Walden Revisited

Building Systems, Landscape, Materiality, Renovations, Structure, Technology
Mark Jensen, FAIA, Principal
Now home to Cyrus, Chef Douglas Keane’s acclaimed restaurant, Walden Studios has stood the test of time. Principal Mark Jensen, FAIA, reflects on this uniquely flexible adaptive-reuse project.

It is a pleasurable thing to occasionally look back at past work. Not out of nostalgia, but to remind oneself of the paths taken and experiences shared. So, from the perspective of today’s frenetic, short-attention-span, image-obsessed present, it is gratifying to rediscover personal work that has stood the test of time. With that introduction, here are a few things I remember about this project completed 15 years ago.

Thoreau

Walden became our title for the project for an obvious reason, it is the name of the street where the project is located. But our real reason for latching on to the name was the history and mood evoked by Thoreau’s cabin at Walden Pond. At the time, the association was one of a remote natural place, which seemed to fit the countryside setting of our project site. Knowing more today about proximity of Thoreau’s cabin to civilization, the name is perhaps even more fitting since the socio-economic ripples of the Bay Area are lapping over this once remote agricultural setting.

Walden_Thoreau Cover Edited

Drones

One big change since this project was built is the extent to which our physical positioning in the world is mediated by technology. The project was designed and built before smartphones, so our understanding of place was as perceived by the senses, not geo-located. And our mental image of the building and site, while imagined from above, could only be perceived from eye level. Now we have drones, and to see their aerial footage so many years later is uncanny. It looks strikingly like our aerial renders and the image in my mind’s eye. So, these new drone images are both strange and familiar.

Walden Studios Rendering
Walden Studio Drone Still
Image courtesy of Soulcraft Allstars

In a Sea of Vineyards

An early question with the design was how the building would interface with the vineyards that would eventually fill the site. Since the building would sit elevated on a plinth above the surrounding land, I began to imagine outdoor spaces reaching out like piers into a sea of vineyards. Although the vines were not yet there, the intention was that standing on these landscaped piers would feel like being immersed within the vineyards, rather than just looking out at them. In practice the pier concept became more than metaphor: on occasion, the Russian River has flooded up to the plinth’s base.
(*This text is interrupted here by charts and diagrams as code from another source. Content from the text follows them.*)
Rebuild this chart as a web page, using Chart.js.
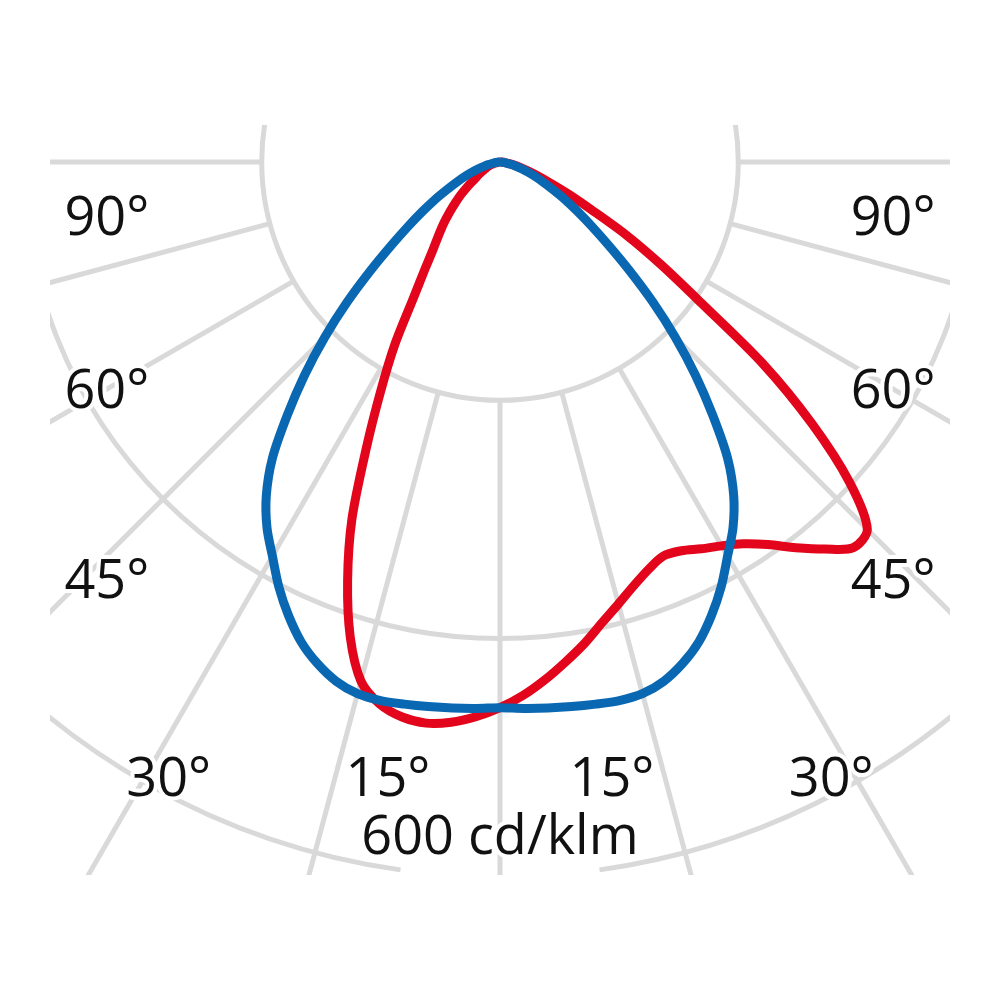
<!DOCTYPE html>
<html>
<head>
<meta charset="utf-8">
<script src="https://cdn.jsdelivr.net/npm/chart.js@4.4.0/dist/chart.umd.min.js"></script>
<style>
  html, body { margin: 0; padding: 0; background: #fff; }
  #wrap { width: 1000px; height: 1000px; }
</style>
</head>
<body>
<div id="wrap"><canvas id="ldc"></canvas></div>
<script>
// gamma angles (deg from nadir), negative = left half
const angles = [
  -90, -87.5, -85, -82.5, -80, -77.5, -75, -72.5, -70, -67.5, -65, -62.5,
  -60, -57.5, -55, -52.5, -50, -47.5, -45, -42.5, -40, -37.5, -35, -32.5,
  -30, -27.5, -25, -22.5, -20, -17.5, -15, -12.5, -10, -7.5, -5, -2.5,
  0, 2.5, 5, 7.5, 10, 12.5, 15, 17.5, 20, 22.5, 25, 27.5,
  30, 32.5, 35, 37.5, 40, 42.5, 45, 47.5, 50, 52.5, 55, 57.5,
  60, 62.5, 65, 67.5, 70, 72.5, 75, 77.5, 80, 82.5, 85, 87.5, 90
];

// cd/klm, symmetric plane (blue)
const bluePlane = [
  0, 1, 2, 4, 6, 10, 14, 19, 25, 32, 40, 50,
  63, 77, 94, 115, 142, 174, 208, 243, 278, 314, 342, 364,
  382, 402, 420, 436, 448, 457, 462, 463, 462, 461, 460, 459,
  458, 459, 460, 461, 462, 463, 462, 457, 448, 436, 420, 402,
  382, 364, 342, 314, 278, 243, 208, 174, 142, 115, 94, 77,
  63, 50, 40, 32, 25, 19, 14, 10, 6, 4, 2, 1, 0
];

// cd/klm, asymmetric plane (red)
const redPlane = [
  0, 0, 1, 2, 3, 5, 6, 8, 10, 12, 14, 17,
  20, 23, 28, 35, 43, 51, 60, 70, 80, 92, 110, 135,
  176, 217, 266, 325, 374, 418, 451, 466, 473, 475, 472, 466,
  458, 448, 436, 423, 410, 396, 384, 373, 364, 358, 360, 366,
  372, 380, 392, 408, 424, 439, 436, 398, 342, 278, 206, 160,
  122, 86, 63, 45, 33, 24, 17, 12, 8, 5, 3, 1, 0
];

const rings = [200, 400, 600];
const spokes = [0, 15, 30, 45, 60, 75, 90, 105, 120, 135, 150, 165,
                180, 195, 210, 225, 240, 255, 270, 285, 300, 315, 330, 345];
const angleLabels = ['90°', '60°', '45°', '30°', '15°'];
const unitLabel = '600 cd/klm';

// label centres in cd/klm coordinates (right side, mirrored for left)
const labelSpots = [[330, -45], [330, -190], [330, -350], [278, -516], [94, -516]];
const unitSpot = [0, -565];

function toXY(vals) {
  return angles.map((g, i) => {
    const a = g * Math.PI / 180;
    return { x: vals[i] * Math.sin(a), y: -vals[i] * Math.cos(a) };
  });
}

const polarGrid = {
  id: 'polarGrid',
  beforeDatasetsDraw(chart) {
    const { ctx, chartArea: a, scales: { x, y } } = chart;
    const cx = x.getPixelForValue(0), cy = y.getPixelForValue(0);
    const unit = x.getPixelForValue(1) - cx;
    ctx.save();
    ctx.beginPath();
    ctx.rect(a.left, a.top, a.right - a.left, a.bottom - a.top);
    ctx.clip();
    ctx.strokeStyle = '#d9d9d9';
    ctx.lineWidth = 5;

    const r0 = rings[0] * unit;
    spokes.forEach(g => {
      const t = g * Math.PI / 180;
      ctx.beginPath();
      ctx.moveTo(cx + r0 * Math.sin(t), cy + r0 * Math.cos(t));
      ctx.lineTo(cx + 2000 * Math.sin(t), cy + 2000 * Math.cos(t));
      ctx.stroke();
    });

    rings.forEach((v, i) => {
      ctx.beginPath();
      if (i === rings.length - 1) {
        // leave room for the unit label at the bottom
        ctx.arc(cx, cy, v * unit, (90 + 8) * Math.PI / 180, (90 - 8 + 360) * Math.PI / 180);
      } else {
        ctx.arc(cx, cy, v * unit, 0, Math.PI * 2);
      }
      ctx.stroke();
    });

    // labels with a white halo
    const size = 54;
    ctx.font = size + 'px "Open Sans"';
    ctx.textAlign = 'center';
    ctx.textBaseline = 'alphabetic';
    ctx.lineJoin = 'round';
    const put = (txt, vx, vy) => {
      const px = x.getPixelForValue(vx);
      const py = y.getPixelForValue(vy) + size * 0.356;
      ctx.strokeStyle = '#fff';
      ctx.lineWidth = 8;
      ctx.strokeText(txt, px, py);
      ctx.fillStyle = '#111';
      ctx.fillText(txt, px, py);
    };
    angleLabels.forEach((txt, i) => {
      put(txt, labelSpots[i][0], labelSpots[i][1]);
      put(txt, -labelSpots[i][0], labelSpots[i][1]);
    });
    put(unitLabel, unitSpot[0], unitSpot[1]);
    ctx.restore();
  }
};

new Chart(document.getElementById('ldc'), {
  type: 'scatter',
  data: {
    datasets: [
      {
        data: toXY(bluePlane),
        showLine: true,
        borderColor: '#0a68b2',
        borderWidth: 9,
        pointRadius: 0,
        tension: 0.3
      },
      {
        data: toXY(redPlane),
        showLine: true,
        borderColor: '#e2051b',
        borderWidth: 9,
        pointRadius: 0,
        tension: 0.3
      }
    ]
  },
  options: {
    responsive: true,
    maintainAspectRatio: false,
    animation: false,
    layout: { padding: { left: 50, right: 50, top: 125, bottom: 125 } },
    plugins: { legend: { display: false }, tooltip: { enabled: false } },
    scales: {
      x: { type: 'linear', min: -377.7, max: 377.7, display: false },
      y: { type: 'linear', min: -598.4, max: 31.05, display: false }
    }
  },
  plugins: [polarGrid]
});
</script>
</body>
</html>
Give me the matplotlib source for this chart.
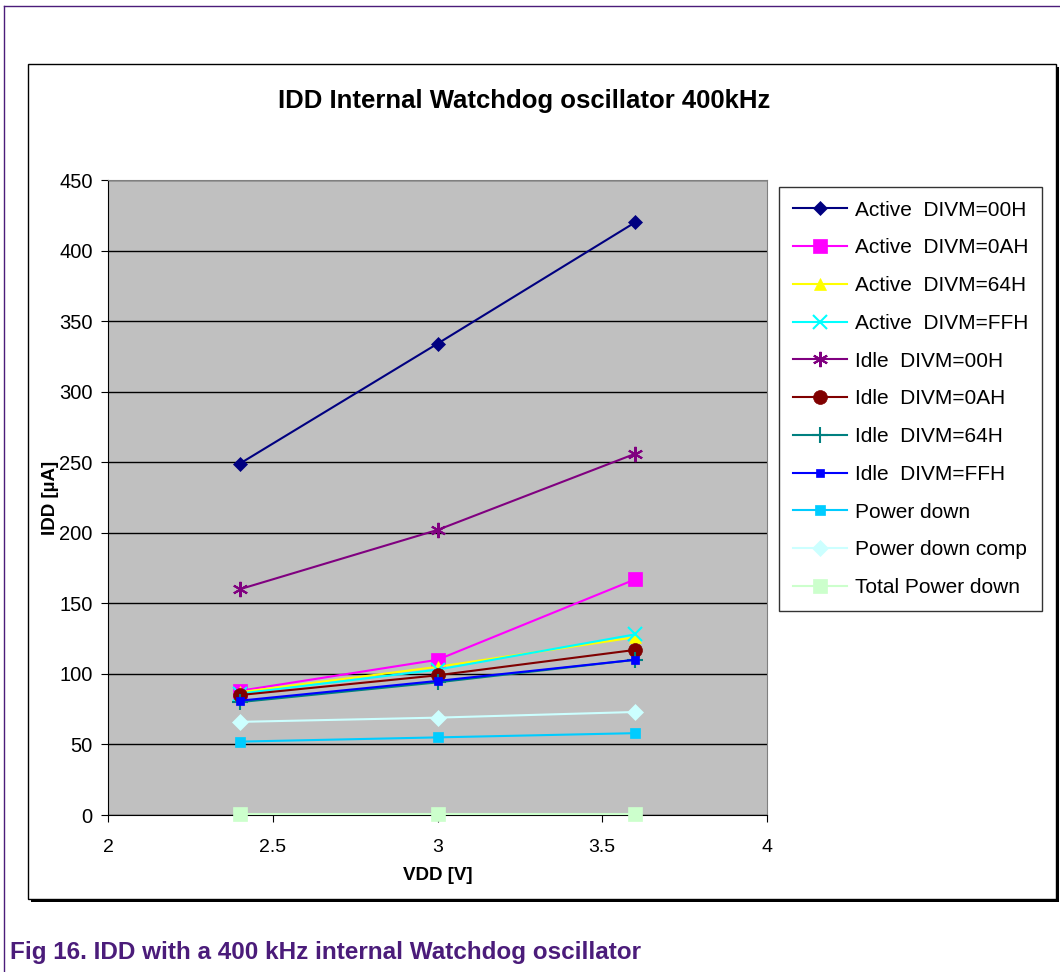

MJ sketches_Walden Composit

Metaphor

Today I do my best to maintain a “beginner’s mind”. At the time of this project, I actually possessed one. So it was that, with no fear, we proposed uninterrupted two-story glass walls on three sides of the building. I remember conversations with our structural engineer who enthusiastically took up the challenge and used our central concrete elevator core to resist lateral forces on the building. A structure like a tree. The core, the trunk; the roof like cantilevered branches. And the glass walls, to mix metaphors, were suspended from the roof like curtains swaying in a breeze. They are engineered move freely side-to-side in an earthquake, like a tree in the wind.

Walden Glass 2
Walden Glass Detail Composit 3

Proto-Sustainability

It was not top of mind at the time to pursue green building benchmarks or carbon footprint reduction. But we already had a serious passion for advanced building systems and experimentation in better ways of building. The geothermal system (ground-source heating and cooling) was novel at the time and, with the consent of a brave and trusting client, was successfully incorporated as an energy-saving feature of project. The 50 vertical bores for geothermal heat exchange sit below the gravel parking area, invisible in the finished project. Yet when I think about the project, I see them extending underground as much as I see the building rising above.

Walden Geothermal Diagram Cleaned
Walden geothermal composite final

Layers and Reflections

Light reflects off water outside and dances on the ceiling of the interior. A dotted frit pattern on the structural glass catches light, giving a transparent material visual mass. The original concrete building had a fortress-like solidity. Although this character remains, a key aspiration from the beginning was to bring light and landscape into the interior. The new delicate glass box set into the old solid walls is immediately visible upon approach. What takes more time to discover, however, is the extent to which the light plays on various surfaces of the building, creating a complex tapestry of overlapping and interconnected spatial experiences. Reflection and transparency compete, removing clear definition between inside and out.

Renovation and Adaptive Re-Use

Looking back, this building was the first in a series of major transformations of existing buildings done by our practice. Common terms like adaptive reuse or renovation don’t capture the intentions or magnitude of these projects. These existing building projects have been as transformational as many of our new building projects. Certainly, there is a strong sustainability argument for working with existing building stock. Equally important is how layers of history, occupancy, and architectural intervention make these places rich in character and memory.